Short answer:
You can use TermFequency- InverseDocument-Frequency (Tf-Idf). It emphasises rare words specifically used in a single document, and it penalizes those words when found in all the documents.
If you applied PCA with TfIDF on your dataset, you might use the "Scree Plot" (~ Elbow method) to find a suitable number of clusters.
Long example:
The following is an example of NOT using kmeans, and the example uses a few long documents, and it has been decided that there are two "clusters" (using Principal components and Tf-Idf, actually), but it uses real data in a creative way:
In a PhD dissertation documenting the "textmining" package tm
developed for the R
software, the author of tm
, Ingo Feinerer, gives an example (Chapter 10) how to do stylometry, that is to cluster/identify the 5 books from the "Wizard of Oz" series. For one of these books the authorship is disputed (there are two authors in the series, Thompson and Baum, but their contributions to one of the books are unknown).
Feinerer chops up the the documents into 500-line chunks to build a TermDocumentMatrix, then performs variants of Principal Component Analysis (PCA), one with TfIDF, on the Matrix, and shows by visual inspection of the PCA plots that the disputed book tends to be authored by Thompson. But parts might have been written by Baum.
In the plot this is indicated by points inside the pinkish wiggly oval (drawn by me).
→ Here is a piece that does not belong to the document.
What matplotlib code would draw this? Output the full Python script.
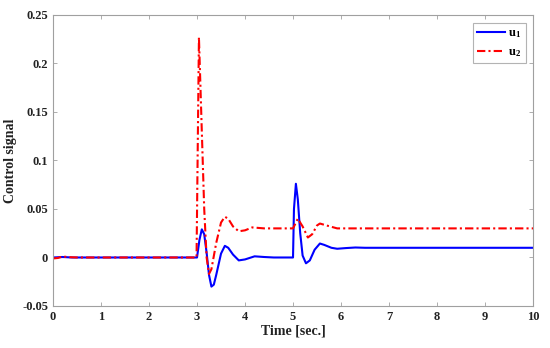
import numpy as np
import matplotlib
matplotlib.use('Agg')
import matplotlib.pyplot as plt

plt.rcParams['font.family'] = ['Liberation Serif', 'DejaVu Serif']
plt.rcParams['font.weight'] = 'bold'
plt.rcParams['mathtext.fontset'] = 'custom'
plt.rcParams['mathtext.rm'] = 'Liberation Serif:bold'
plt.rcParams['mathtext.it'] = 'Liberation Serif:bold'
plt.rcParams['mathtext.bf'] = 'Liberation Serif:bold'

# u1 (blue, solid)
t_u1 = [0, 0.2, 0.4, 3.0, 3.05, 3.1, 3.15, 3.2, 3.25, 3.3, 3.35, 3.4, 3.5, 3.58,
        3.65, 3.75, 3.87, 4.0, 4.2, 4.4, 4.6, 5.0, 5.02, 5.06, 5.1, 5.15, 5.2, 5.27,
        5.35, 5.45, 5.56, 5.65, 5.8, 5.92, 6.1, 6.3, 6.5, 10]
u1 = [0, 0.0005, 0, 0, 0.018, 0.029, 0.024, 0.005, -0.018, -0.030, -0.028, -0.018,
      0.004, 0.012, 0.010, 0.003, -0.003, -0.002, 0.0012, 0.0005, 0, 0, 0.05, 0.076,
      0.06, 0.025, 0.002, -0.006, -0.003, 0.008, 0.0144, 0.013, 0.010, 0.009, 0.0097,
      0.0103, 0.010, 0.010]

# u2 (red, dash-dot)
t_u2 = [0, 0.1, 0.2, 0.35, 0.5, 2.99, 3.04, 3.1, 3.15, 3.2, 3.25, 3.3, 3.4, 3.5,
        3.58, 3.65, 3.75, 3.87, 4.0, 4.15, 4.4, 5.0, 5.05, 5.1, 5.2, 5.31, 5.4, 5.5,
        5.56, 5.7, 5.92, 6.1, 10]
u2 = [-0.001, -0.0005, 0.001, 0.0003, 0, 0, 0.227, 0.13, 0.05, 0.0, -0.017, -0.012,
      0.015, 0.036, 0.042, 0.040, 0.032, 0.027, 0.028, 0.031, 0.030, 0.030, 0.035,
      0.040, 0.032, 0.0206, 0.024, 0.033, 0.035, 0.033, 0.030, 0.030, 0.030]

fig = plt.figure(figsize=(5.5, 3.48), dpi=100)
ax = fig.add_axes([0.0964, 0.1207, 0.8727, 0.8363])

ax.plot(t_u1, u1, color='#0000ff', lw=1.5, label=r'u$_1$')
ax.plot(t_u2, u2, color='#ff0000', lw=1.5, ls=(0, (4, 1.5, 1, 1.5)), label=r'u$_2$')

ax.set_xlim(0, 10)
ax.set_ylim(-0.05, 0.25)
ax.set_xticks(np.arange(0, 11, 1))
ax.set_yticks([-0.05, 0, 0.05, 0.1, 0.15, 0.2, 0.25])
ax.set_yticklabels(['-0.05', '0', '0.05', '0.1', '0.15', '0.2', '0.25'])
ax.tick_params(direction='in', top=True, right=True, labelsize=9,
               length=3, width=0.6, colors='#a0a0a0', labelcolor='#222222')
for s in ax.spines.values():
    s.set_color('#a0a0a0')
    s.set_linewidth(0.8)

ax.set_xlabel('Time [sec.]', fontsize=10, fontweight='bold', color='#222222', labelpad=1)
ax.set_ylabel('Control signal', fontsize=10, fontweight='bold', color='#222222', labelpad=4)

leg = ax.legend(loc='upper right', fontsize=9, handlelength=2.2, fancybox=False,
                borderpad=0.35, handletextpad=0.3, labelspacing=0.45,
                borderaxespad=0, bbox_to_anchor=(0.985, 0.972))
leg.get_frame().set_edgecolor('#a0a0a0')
leg.get_frame().set_linewidth(0.8)

fig.savefig('out.png', dpi=100)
The green dots are chunks from a book with known authorship (T.) and the yellow dots are from the book of unknown / disputed authorship. (The points fall close together in the plot. That's the evidence here; it's qualitative, but this is just one example of many in the PDF)
The Tf-IDF PCA plot on page 95 looks similar.
I have not given any R code because I don't know if you like R, and this post is already getting too long, and you can read it up yourself in the PDF.
(And I don't know any implementations of Tf-IDF in Javascript).